As demand increased, the company moved to number 30 Sloane Street, London, next door to a food merchants called John Gardiner. Gardiner ran a food wholesale business, restaurants and provided outdoor catering at events such as the Wimbledon Tennis Championships.
After World War II, Tom Kelly, a Gardiner employee, persuaded the company to buy the Kenya Coffee Company. On completion of the deal, Tom Kelly was put in charge of the new business and he expanded the retail chain. As well as selling coffee by mail order and from the Sloane Street premises, Kelly diversified into catering and opened eleven coffee shops in locations such as Wimbledon, King’s Road and Golders Green.

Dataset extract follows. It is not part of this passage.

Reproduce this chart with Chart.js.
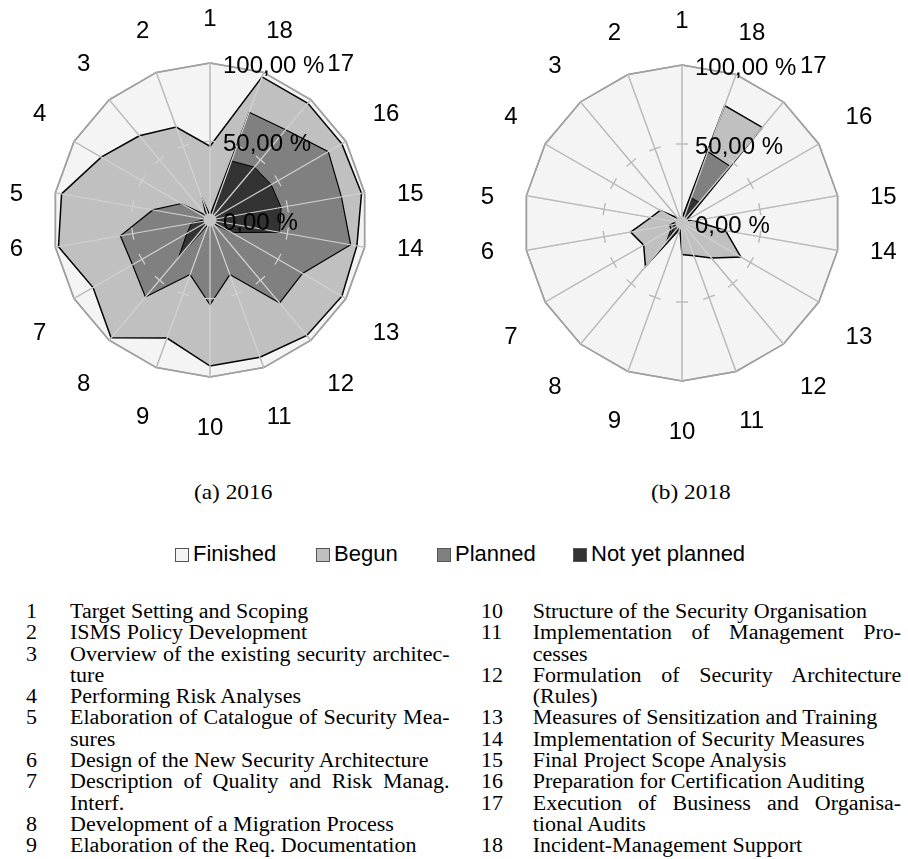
<!DOCTYPE html>
<html>
<head>
<meta charset="utf-8">
<script src="https://cdn.jsdelivr.net/npm/chart.js@4.4.0/dist/chart.umd.min.js"></script>
<style>
  html, body { margin: 0; padding: 0; background: #fff; }
  #page { position: relative; width: 908px; height: 859px; overflow: hidden; }
  .radar { position: absolute; height: 440px; }
  #box2016 { left: 0; top: 0; width: 440px; }
  #box2018 { left: 472px; top: 3px; width: 436px; }
  .caption { position: absolute; top: 480px; font-family: "Liberation Serif", serif; font-size: 21px;
             transform: scaleX(1.11); transform-origin: left top; }
  #legend { position: absolute; top: 541px; left: 0; width: 908px; height: 28px;
            font-family: "Liberation Sans", Arial, sans-serif; font-size: 22px; }
  #legend span { position: absolute; top: 0; white-space: nowrap; }
  #legend i { position: absolute; top: 7px; width: 12px; height: 12px; border: 1px solid #555; }
  .col { position: absolute; top: 601px; font-family: "Liberation Serif", serif; font-size: 20px; line-height: 21.3px;
         transform: scaleX(1.1); transform-origin: left top; }
  .row { display: flex; }
  .num { flex: none; }
  .txt { flex: none; white-space: nowrap; }
  .just { text-align: justify; text-align-last: justify; }
</style>
</head>
<body>
<div id="page">
  <div class="radar" id="box2016"><canvas id="radar2016"></canvas></div>
  <div class="radar" id="box2018"><canvas id="radar2018"></canvas></div>
  <div class="caption" style="left:194px">(a) 2016</div>
  <div class="caption" style="left:651px">(b) 2018</div>
  <div id="legend"></div>
  <div class="col" id="colLeft" style="left:26px"></div>
  <div class="col" id="colRight" style="left:481px"></div>
</div>
<script>
// axis categories, numbered as in the picture (1 at the top, going counter-clockwise)
const categories = ['1', '2', '3', '4', '5', '6', '7', '8', '9', '10', '11', '12', '13', '14', '15', '16', '17', '18'];

// stacked radar: each array is the cumulative level (in %) reached by that status
// 2016
const notYetPlanned2016 = [2, 5, 2, 2, 3, 12, 17, 31, 3, 2, 2, 3, 16, 45, 46, 45, 44, 40];
const planned2016       = [3, 14, 4, 21, 37, 58, 57, 64, 37, 54, 37, 69, 68, 91, 85, 87, 75, 73];
const begun2016         = [47, 63, 70, 80, 96, 98, 86, 98, 80, 93, 93, 96, 97, 95, 98, 97, 97, 97];
const finished2016      = [100, 100, 100, 100, 100, 100, 100, 100, 100, 100, 100, 100, 100, 100, 100, 100, 100, 100];
// 2018
const notYetPlanned2018 = [1, 1, 1, 1, 1, 5, 6, 13, 1, 1, 1, 1, 1, 1, 1, 1, 17, 17];
const planned2018       = [2, 2, 2, 3, 4, 8, 8, 15, 2, 2, 2, 2, 2, 2, 2, 2, 47, 48];
const begun2018         = [3, 3, 4, 16, 20, 33, 28, 36, 4, 20, 22, 29, 43, 28, 8, 3, 79, 79];
const finished2018      = [100, 100, 100, 100, 100, 100, 100, 100, 100, 100, 100, 100, 100, 100, 100, 100, 100, 100];

const tickValues = [0, 50, 100];
const tickLabels = ['0,00 %', '50,00 %', '100,00 %'];

const statusNames  = ['Finished', 'Begun', 'Planned', 'Not yet planned'];
const statusColors = ['#f4f4f4', '#c0c0c0', '#808080', '#333333'];

const phaseNamesLeft = [
  ['1', ['Target Setting and Scoping']],
  ['2', ['ISMS Policy Development']],
  ['3', ['Overview of the existing security architec-', 'ture']],
  ['4', ['Performing Risk Analyses']],
  ['5', ['Elaboration of Catalogue of Security Mea-', 'sures']],
  ['6', ['Design of the New Security Architecture']],
  ['7', ['Description of Quality and Risk Manag.', 'Interf.']],
  ['8', ['Development of a Migration Process']],
  ['9', ['Elaboration of the Req. Documentation']]
];
const phaseNamesRight = [
  ['10', ['Structure of the Security Organisation']],
  ['11', ['Implementation of Management Pro-', 'cesses']],
  ['12', ['Formulation of Security Architecture', '(Rules)']],
  ['13', ['Measures of Sensitization and Training']],
  ['14', ['Implementation of Security Measures']],
  ['15', ['Final Project Scope Analysis']],
  ['16', ['Preparation for Certification Auditing']],
  ['17', ['Execution of Business and Organisa-', 'tional Audits']],
  ['18', ['Incident-Management Support']]
];

// Chart.js walks the spokes clockwise, the picture counter-clockwise: 1, 18, 17, ... 2
const clockwise = arr => [arr[0], ...arr.slice(1).reverse()];

const labelFont = '24px "Liberation Sans", Arial, sans-serif';

function drawCrossMarks(chart, color) {
  const r = chart.scales.r;
  const ctx = chart.ctx;
  ctx.strokeStyle = color;
  ctx.lineWidth = 1.2;
  for (let i = 0; i < chart.data.labels.length; i++) {
    const p = r.getPointPositionForValue(i, 50);
    const px = -Math.sin(p.angle) * 6, py = Math.cos(p.angle) * 6;
    ctx.beginPath();
    ctx.moveTo(p.x - px, p.y - py);
    ctx.lineTo(p.x + px, p.y + py);
    ctx.stroke();
  }
}

// spoke numbers, 50 % cross marks, centre blob and the value labels right of the top spoke
const radarExtras = {
  id: 'radarExtras',
  afterDraw(chart) {
    const r = chart.scales.r;
    const ctx = chart.ctx;
    const n = chart.data.labels.length;
    ctx.save();

    // light marks over the filled areas
    drawCrossMarks(chart, '#d2d2d2');

    // darker spokes + marks where only the "Finished" ring shows
    const ring = chart.getDatasetMeta(3).data;
    const begun = chart.getDatasetMeta(2).data;
    ctx.save();
    ctx.beginPath();
    ring.forEach((pt, i) => (i ? ctx.lineTo(pt.x, pt.y) : ctx.moveTo(pt.x, pt.y)));
    ctx.closePath();
    begun.forEach((pt, i) => (i ? ctx.lineTo(pt.x, pt.y) : ctx.moveTo(pt.x, pt.y)));
    ctx.closePath();
    ctx.clip('evenodd');
    ctx.strokeStyle = '#b8b8b8';
    ctx.lineWidth = 1.2;
    ring.forEach(pt => {
      ctx.beginPath();
      ctx.moveTo(r.xCenter, r.yCenter);
      ctx.lineTo(pt.x, pt.y);
      ctx.stroke();
    });
    drawCrossMarks(chart, '#b8b8b8');
    ctx.restore();

    ctx.fillStyle = '#c4c4c4';
    ctx.beginPath();
    ctx.arc(r.xCenter, r.yCenter, 6.5, 0, Math.PI * 2);
    ctx.fill();

    ctx.fillStyle = '#000';
    ctx.font = labelFont;
    ctx.textAlign = 'center';
    ctx.textBaseline = 'middle';

    // spoke numbers, about 33 px outside the 100 % ring
    const dist = r.drawingArea + 33;
    for (let i = 0; i < n; i++) {
      const p = r.getPointPosition(i, dist);
      const sx = (p.x - r.xCenter) / dist, cy = (r.yCenter - p.y) / dist;
      const w = ctx.measureText(chart.data.labels[i]).width;
      const x = r.xCenter + sx * (dist + w / 2);
      let y;
      if (Math.abs(cy) < 0.3) y = r.yCenter - Math.sign(cy) * 27.5;
      else y = r.yCenter + 2 - cy * dist - Math.sign(cy) * 14.5;
      ctx.fillText(chart.data.labels[i], x, y + 2);
    }

    ctx.textAlign = 'left';
    tickValues.forEach((v, k) => {
      ctx.fillText(tickLabels[k], r.xCenter + 13, r.yCenter - r.getDistanceFromCenterForValue(v) + 3);
    });
    ctx.restore();
  }
};

function buildRadar(canvasId, levels, pad) {
  const series = [
    { label: 'Not yet planned', data: levels[3], backgroundColor: statusColors[3], borderColor: '#000', borderWidth: 1 },
    { label: 'Planned', data: levels[2], backgroundColor: statusColors[2], borderColor: '#000', borderWidth: 1.2 },
    { label: 'Begun', data: levels[1], backgroundColor: statusColors[1], borderColor: '#000', borderWidth: 1.5 },
    { label: 'Finished', data: levels[0], backgroundColor: statusColors[0], borderColor: '#a0a0a0', borderWidth: 1.5 }
  ];
  return new Chart(document.getElementById(canvasId), {
    type: 'radar',
    data: {
      labels: clockwise(categories),
      datasets: series.map(s => ({ ...s, data: clockwise(s.data), fill: 'origin', pointRadius: 0, tension: 0, clip: false }))
    },
    options: {
      responsive: true,
      maintainAspectRatio: false,
      animation: false,
      layout: { padding: pad },
      plugins: { legend: { display: false }, tooltip: { enabled: false } },
      scales: {
        r: {
          min: 0,
          max: 100,
          ticks: { display: false, stepSize: 50 },
          grid: {
            z: 1,
            lineWidth: 1.5,
            color: c => (c.tick && c.tick.value === 100) ? '#a0a0a0' : 'rgba(0,0,0,0)'
          },
          angleLines: { color: '#d2d2d2', lineWidth: 1.2 },
          pointLabels: { display: false }
        }
      }
    },
    plugins: [radarExtras]
  });
}

buildRadar('radar2016', [finished2016, begun2016, planned2016, notYetPlanned2016],
           { left: 53, right: 73, top: 63, bottom: 63 });
buildRadar('radar2018', [finished2018, begun2018, planned2018, notYetPlanned2018],
           { left: 52, right: 68, top: 62, bottom: 62 });

// shared legend
const legendStarts = [175, 316, 437, 573];
const legend = document.getElementById('legend');
statusNames.forEach((name, i) => {
  const span = document.createElement('span');
  span.style.left = legendStarts[i] + 'px';
  span.style.paddingLeft = '18px';
  span.innerHTML = `<i style="left:0;background:${statusColors[i]}"></i>${name}`;
  legend.appendChild(span);
});

// phase list below the charts (widths are before the 1.1 horizontal stretch)
function fillColumn(el, items, numWidth, width) {
  items.forEach(([num, lines]) => {
    const row = document.createElement('div');
    row.className = 'row';
    const n = document.createElement('div');
    n.className = 'num';
    n.style.width = numWidth + 'px';
    n.textContent = num;
    const t = document.createElement('div');
    t.className = 'txt';
    t.style.width = width + 'px';
    lines.forEach((line, k) => {
      const d = document.createElement('div');
      if (k < lines.length - 1) d.className = 'just';
      d.textContent = line;
      t.appendChild(d);
    });
    row.appendChild(n);
    row.appendChild(t);
    el.appendChild(row);
  });
}
fillColumn(document.getElementById('colLeft'), phaseNamesLeft, 40, 345);
fillColumn(document.getElementById('colRight'), phaseNamesRight, 47, 335);
</script>
</body>
</html>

These Kenya Coffee Company shops may well have been the first branded high street coffee shop in the UK. In the 1960s, the cafes were thriving, selling not only coffee but all sorts of cakes as well. Besides the coffee shop activity, Tom Kelly also acquired the rights to sell Gaggia machines, and so the company started to sell espresso machines to other coffee bars.
During the 1960s, the Kenyan Coffee Company changed its name into the Kenco Coffee Company, to reflect the fact that the amount of coffee the company bought from Kenya was decreasing.